I am still recovering from the trip I made a few weeks ago, which started with a drive to Pittsburgh for my Ambassadorial Scholars training…
Phase II of my road trip was in Montréal, via Buffalo (where I stayed with friends, who helped me out when I managed to lock my keys inside the rental car). I cut my trip to Montréal short by a couple of days when I was reminded, at the last minute, that I had to make it back to the Chicago area in time for the Rotary District Conference (Phase III–update to come).
So, sadly I couldn’t make it to le Petit Maghreb, as I’d hoped I might.
I spent most most of my three-day visit meeting with current and former students and faculty of a few urban studies and urban planning programs in Montréal.

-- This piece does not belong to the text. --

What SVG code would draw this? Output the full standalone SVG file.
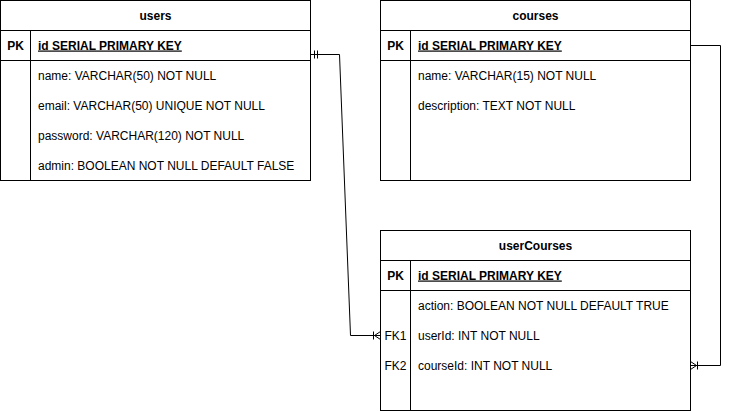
<svg xmlns="http://www.w3.org/2000/svg" width="729" height="411" viewBox="0 0 729 411">
<style>
  .box { fill: #ffffff; stroke: #000000; stroke-width: 1; }
  .ln { fill: none; stroke: #000000; stroke-width: 1; }
  text { font-family: "Liberation Sans", Arial, Helvetica, sans-serif; font-size: 12px; fill: #000000; }
  .title { font-weight: bold; text-anchor: middle; }
  .key { font-weight: bold; text-anchor: middle; }
  .pk { font-weight: bold; text-decoration: underline; }
  .conn { fill: none; stroke: #000000; stroke-width: 1; }
</style>
<defs>
  <marker id="crow" markerUnits="userSpaceOnUse" markerWidth="14" markerHeight="14" viewBox="-10 -7 14 14" refX="0" refY="0" orient="auto" overflow="visible">
    <path d="M-7,-4 V4 M-6,0 L0,-4 M-6,0 L0,4" fill="none" stroke="#000000" stroke-width="1"/>
  </marker>
  <marker id="one" markerUnits="userSpaceOnUse" markerWidth="14" markerHeight="14" viewBox="-2 -7 14 14" refX="0" refY="0" orient="auto" overflow="visible">
    <path d="M4,-4 V4 M7,-4 V4" fill="none" stroke="#000000" stroke-width="1"/>
  </marker>
</defs>
<rect x="0" y="0" width="729" height="411" fill="#ffffff"/>

<g id="users">
  <rect class="box" x="0.5" y="0.5" width="310" height="180"/>
  <path class="ln" d="M0.5,30.5 H310.5 M0.5,60.5 H310.5 M30.5,30.5 V180.5"/>
  <text class="title" x="155.5" y="19.5">users</text>
  <text class="key" x="15.5" y="49.5">PK</text>
  <text class="pk" x="38" y="49.5">id SERIAL PRIMARY KEY</text>
  <text x="38" y="79.5">name: VARCHAR(50) NOT NULL</text>
  <text x="38" y="109.5">email: VARCHAR(50) UNIQUE NOT NULL</text>
  <text x="38" y="139.5">password: VARCHAR(120) NOT NULL</text>
  <text x="38" y="169.5">admin: BOOLEAN NOT NULL DEFAULT FALSE</text>
</g>

<g id="courses">
  <rect class="box" x="380.5" y="0.5" width="310" height="180"/>
  <path class="ln" d="M380.5,30.5 H690.5 M380.5,60.5 H690.5 M410.5,30.5 V180.5"/>
  <text class="title" x="535.5" y="19.5">courses</text>
  <text class="key" x="395.5" y="49.5">PK</text>
  <text class="pk" x="418" y="49.5">id SERIAL PRIMARY KEY</text>
  <text x="418" y="79.5">name: VARCHAR(15) NOT NULL</text>
  <text x="418" y="109.5">description: TEXT NOT NULL</text>
</g>

<g id="userCourses">
  <rect class="box" x="380.5" y="230.5" width="310" height="180"/>
  <path class="ln" d="M380.5,260.5 H690.5 M380.5,290.5 H690.5 M410.5,260.5 V410.5"/>
  <text class="title" x="535.5" y="249.5">userCourses</text>
  <text class="key" x="395.5" y="279.5">PK</text>
  <text class="pk" x="418" y="279.5">id SERIAL PRIMARY KEY</text>
  <text x="418" y="309.5">action: BOOLEAN NOT NULL DEFAULT TRUE</text>
  <text x="395.5" y="339.5" text-anchor="middle">FK1</text>
  <text x="418" y="339.5">userId: INT NOT NULL</text>
  <text x="395.5" y="369.5" text-anchor="middle">FK2</text>
  <text x="418" y="369.5">courseId: INT NOT NULL</text>
</g>

<g id="connectors">
  <path id="users-userCourses" class="conn" d="M310.5,54.5 L339.5,54.5 L350.5,335.5 L380.5,335.5" marker-start="url(#one)" marker-end="url(#crow)"/>
  <path id="courses-userCourses" class="conn" d="M690.5,45.5 L720.5,45.5 L720.5,365.5 L690.5,365.5" marker-end="url(#crow)"/>
</g>
</svg>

I’ve been shopping around for a Masters program, probably for Fall 2011. This Ambassadorial Scholarship business has put me in the habit of planning things far in advance…
Why Montréal? Aren’t there great programs in the U.S., even in Chicago?
On a personal level, the bilingual French-English environment feels like home for me. Purists will say that Montréal is not “true Québec” because so much of the city is anglophone, but I love that mix.
I really appreciate how cosmopolitan the city is, on several levels. First of all I think a society where people speak several languages is automatically less insular. (Oh hi there, Tim James.)
Second of all, Canada’s relatively progressive immigration policy, combined with the strong and vibrant francophone culture in Québec, means that Montréal is the destination for immigrants from all over the francophone world. Haitians, North Africans, the Lebanese, Francophone Africans, the Vietnamese all have a strong presence in Montréal. I don’t have sufficient background information about Montréal to comment too much on its immigrants or the multi-ethnic character of the city, although this is a topic that really interests me. I do know that the result is a society that is very different from both the U.S. and France (those two countries being my frame of reference). It’s fascinating to look at immigration, and how it shapes a city, through a different lens.
Which brings me to my next point: Yes, Chicago would be a great place to continue my studies in urban sociology. In fact I’m pretty sure that part of the reason why I’ve been attracted to the cluster of topics that make up “urban studies” has been because the literature in the U.S. so often focuses on my hometown. This is a problem! First of all, as someone who’s grown up with each foot in a different continent and country, I don’t want to pigeonhole myself. Second of all, it’s much more intellectually stimulating to step into a different context, as a way of shedding light on and challenging the assumptions that I’ve picked up and taken as universal truths.
This is also my reasoning for going to Casablanca to look at urban issues. I’m hoping I’ll get to better understand not just what’s going on there in terms of urban development, but also how people conceptualize “urban development.”